Caenorhabditis remanei

Scientific classification
- Kingdom: Animalia
- Phylum: Nematoda
- Class: Chromadorea
- Order: Rhabditida
- Family: Rhabditidae
- Genus: Caenorhabditis
- Species: C. remanei
- Binomial name: Caenorhabditis remanei (Sudhaus, 1974)

= Caenorhabditis remanei =

- Genus: Caenorhabditis
- Species: remanei
- Authority: (Sudhaus, 1974)

Species of roundworm

Caenorhabditis remanei is a species of nematode found in North America and Europe, and likely lives throughout the temperate world. Several strains have been developed in the laboratory.

== Habitat ==
This 1-mm nematode lives in soil, compost, and similar materials, where it consumes bacteria. It may be found in association with soil-living invertebrates such as snails, slugs, and pill bugs. It lives with the snail Fruticicola sieboldiana in Japan. It has been associated with the isopods Trachelipus rathkii, Armadillidium nasatum, Cylisticus convexus, and Porcellio scaber in Ohio.

== Genetics ==
The genome of this nematode has been sequenced, and it was found to contain about 26,000 genes.

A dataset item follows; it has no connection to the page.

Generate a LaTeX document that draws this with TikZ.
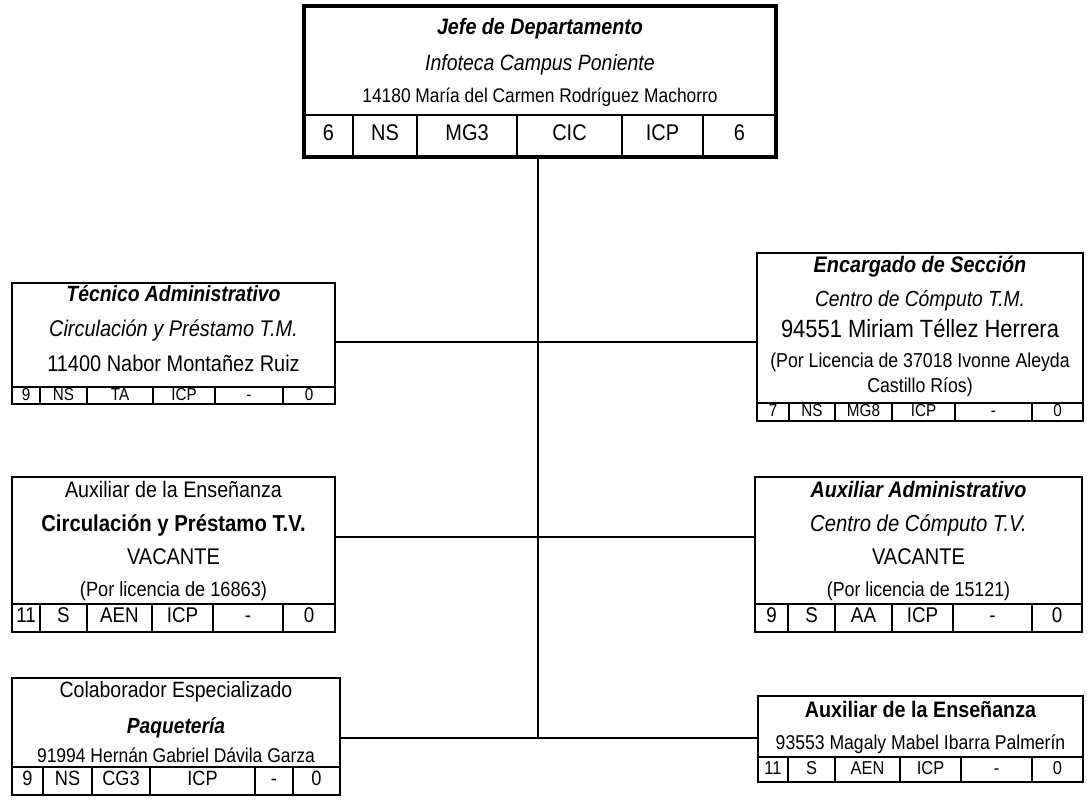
\documentclass[tikz,border=0pt]{standalone}
\usepackage{fontspec}
\setmainfont[FakeStretch=0.88]{Liberation Sans}
\usepackage{tikz}
\usetikzlibrary{positioning, fit, calc}

\newcommand{\fsz}[1]{\fontsize{#1}{18}\selectfont}

\begin{document}
\begin{tikzpicture}[
    x=0.75pt, y=-0.75pt,
    font=\fsz{16},
    boxstyle/.style={draw=black, line width=1.5pt, inner sep=0pt},
    headstyle/.style={draw=black, line width=3.5pt, inner sep=0pt},
    cellstyle/.style={draw=black, line width=1.2pt, inner sep=0pt, minimum height=#1,
        text height=0.716em, text depth=0pt},
    cellstyle/.default=12.75pt,
    txt/.style={inner sep=0pt, text height=0.716em, text depth=0pt},
    link/.style={draw=black, line width=1.2pt}
  ]
    \useasboundingbox (0,0) rectangle (1087,801);

    % Jefe de Departamento
    \node[headstyle, fit={(304,6) (776,157)}] (jefe) {};
    \node[txt, font=\fsz{16.8}\bfseries\itshape] (jefe-1) at (540,30) {Jefe de Departamento};
    \node[txt, font=\fsz{16.6}\itshape] (jefe-2) at (540,66) {Infoteca Campus Poniente};
    \node[txt, font=\fsz{14.8}] (jefe-3) at (540,98) {14180 María del Carmen Rodríguez Machorro};
    \foreach \xa/\xb/\t [count=\i] in {304/353/6, 353/417/NS, 417/517/MG3, 517/622/CIC, 622/703/ICP, 703/776/6}
        \node[cellstyle=31.5pt, line width=1.5pt, font=\fsz{17}, minimum width={(\xb-\xa)*0.75pt}] (jefe-c\i) at ({(\xa+\xb)/2},136) {\t};
    \draw[headstyle] (304,6) rectangle (776,157);

    % Tecnico Administrativo
    \node[boxstyle, fit={(12,283) (335,404)}] (tecadm) {};
    \node[txt, font=\fsz{16.5}\bfseries\itshape] (tecadm-1) at (173.5,297) {Técnico Administrativo};
    \node[txt, font=\fsz{17}\itshape] (tecadm-2) at (173.5,332) {Circulación y Préstamo T.M.};
    \node[txt, font=\fsz{17}] (tecadm-3) at (173.5,367) {11400 Nabor Montañez Ruiz};
    \foreach \xa/\xb/\t [count=\i] in {12/40/9, 40/87/NS, 87/153/TA, 153/215/ICP, 215/283/-, 283/335/0}
        \node[cellstyle, font=\fsz{13}, minimum width={(\xb-\xa)*0.75pt}] (tecadm-c\i) at ({(\xa+\xb)/2},395.5) {\t};

    % Encargado de Seccion
    \node[boxstyle, fit={(757,253) (1083,421)}] (encsec) {};
    \node[txt, font=\fsz{16.9}\bfseries\itshape] (encsec-1) at (920,268) {Encargado de Sección};
    \node[txt, font=\fsz{16.4}\itshape] (encsec-2) at (920,302) {Centro de Cómputo T.M.};
    \node[txt, font=\fsz{18.7}] (encsec-3) at (920,333) {94551 Miriam Téllez Herrera};
    \node[txt, font=\fsz{15.1}] (encsec-4) at (920,363) {(Por Licencia de 37018 Ivonne Aleyda};
    \node[txt, font=\fsz{15.1}] (encsec-5) at (920,388) {Castillo Ríos)};
    \foreach \xa/\xb/\t [count=\i] in {757/789/7, 789/835/NS, 835/892/MG8, 892/955/ICP, 955/1032/-, 1032/1083/0}
        \node[cellstyle=13.5pt, font=\fsz{13}, minimum width={(\xb-\xa)*0.75pt}] (encsec-c\i) at ({(\xa+\xb)/2},412) {\t};

    % Auxiliar de la Ensenanza T.V.
    \node[boxstyle, fit={(12,477) (335,632)}] (auxtv) {};
    \node[txt, font=\fsz{16.8}] (auxtv-1) at (173.5,493) {Auxiliar de la Enseñanza};
    \node[txt, font=\fsz{17.3}\bfseries] (auxtv-2) at (173.5,527) {Circulación y Préstamo T.V.};
    \node[txt, font=\fsz{17}] (auxtv-3) at (173.5,560) {VACANTE};
    \node[txt, font=\fsz{15.5}] (auxtv-4) at (173.5,592) {(Por licencia de 16863)};
    \foreach \xa/\xb/\t [count=\i] in {12/40/11, 40/87/S, 87/152/AEN, 152/213/ICP, 213/283/-, 283/335/0}
        \node[cellstyle=21pt, font=\fsz{16}, minimum width={(\xb-\xa)*0.75pt}] (auxtv-c\i) at ({(\xa+\xb)/2},618) {\t};

    % Auxiliar Administrativo
    \node[boxstyle, fit={(755,477) (1082,632)}] (auxadm) {};
    \node[txt, font=\fsz{16.8}\bfseries\itshape] (auxadm-1) at (918.5,493) {Auxiliar Administrativo};
    \node[txt, font=\fsz{17.3}\itshape] (auxadm-2) at (918.5,527) {Centro de Cómputo T.V.};
    \node[txt, font=\fsz{17}] (auxadm-3) at (918.5,560) {VACANTE};
    \node[txt, font=\fsz{15.2}] (auxadm-4) at (918.5,592) {(Por licencia de 15121)};
    \foreach \xa/\xb/\t [count=\i] in {755/788/9, 788/835/S, 835/892/AA, 892/953/ICP, 953/1032/-, 1032/1082/0}
        \node[cellstyle=21pt, font=\fsz{16}, minimum width={(\xb-\xa)*0.75pt}] (auxadm-c\i) at ({(\xa+\xb)/2},618) {\t};

    % Colaborador Especializado
    \node[boxstyle, fit={(12,678) (340,795)}] (colesp) {};
    \node[txt, font=\fsz{16.6}] (colesp-1) at (176,693) {Colaborador Especializado};
    \node[txt, font=\fsz{16.4}\bfseries\itshape] (colesp-2) at (176,729) {Paquetería};
    \node[txt, font=\fsz{14.9}] (colesp-3) at (176,758) {91994 Hernán Gabriel Dávila Garza};
    \foreach \xa/\xb/\t [count=\i] in {12/43/9, 43/92/NS, 92/150/CG3, 150/255/ICP, 255/293/-, 293/340/0}
        \node[cellstyle=21pt, font=\fsz{15.5}, minimum width={(\xb-\xa)*0.75pt}] (colesp-c\i) at ({(\xa+\xb)/2},781) {\t};

    % Auxiliar de la Ensenanza
    \node[boxstyle, fit={(758,696) (1083,782)}] (auxens) {};
    \node[txt, font=\fsz{16.8}\bfseries] (auxens-1) at (920.5,713) {Auxiliar de la Enseñanza};
    \node[txt, font=\fsz{15}] (auxens-2) at (920.5,745) {93553 Magaly Mabel Ibarra Palmerín};
    \foreach \xa/\xb/\t [count=\i] in {758/788/11, 788/835/S, 835/900/AEN, 900/961/ICP, 961/1032/-, 1032/1083/0}
        \node[cellstyle=18.75pt, font=\fsz{14}, minimum width={(\xb-\xa)*0.75pt}] (auxens-c\i) at ({(\xa+\xb)/2},769.5) {\t};

    % connectors
    \coordinate (row1) at (538,342);
    \coordinate (row2) at (538,537);
    \coordinate (row3) at (538,738);
    \draw[link] (jefe.south -| row1) -- (row3);
    \draw[link] (tecadm.east |- row1) -- (encsec.west |- row1);
    \draw[link] (auxtv.east |- row2) -- (auxadm.west |- row2);
    \draw[link] (colesp.east |- row3) -- (auxens.west |- row3);
\end{tikzpicture}
\end{document}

This species groups with C. latens in the 'Elegans' supergroup in phylogenetic studies.

== Mating and reproduction ==
Unlike many other Caenorhabditis species, which are hermaphrodites, C. remanei has both males and females. The male of this species employs a mating plug. This species can hybridize with Caenorhabditis brenneri, but only when C. remanei males mate with C. brenneri females, and then the offspring are apparently sterile.

When C. remanei individuals that were derived from recently isolated natural populations were inbred they showed dramatic reductions in brood size and relative fitness compared to outcrossed individuals. Over time the decline in fitness accumulated and nearly 90% of inbred lines went extinct.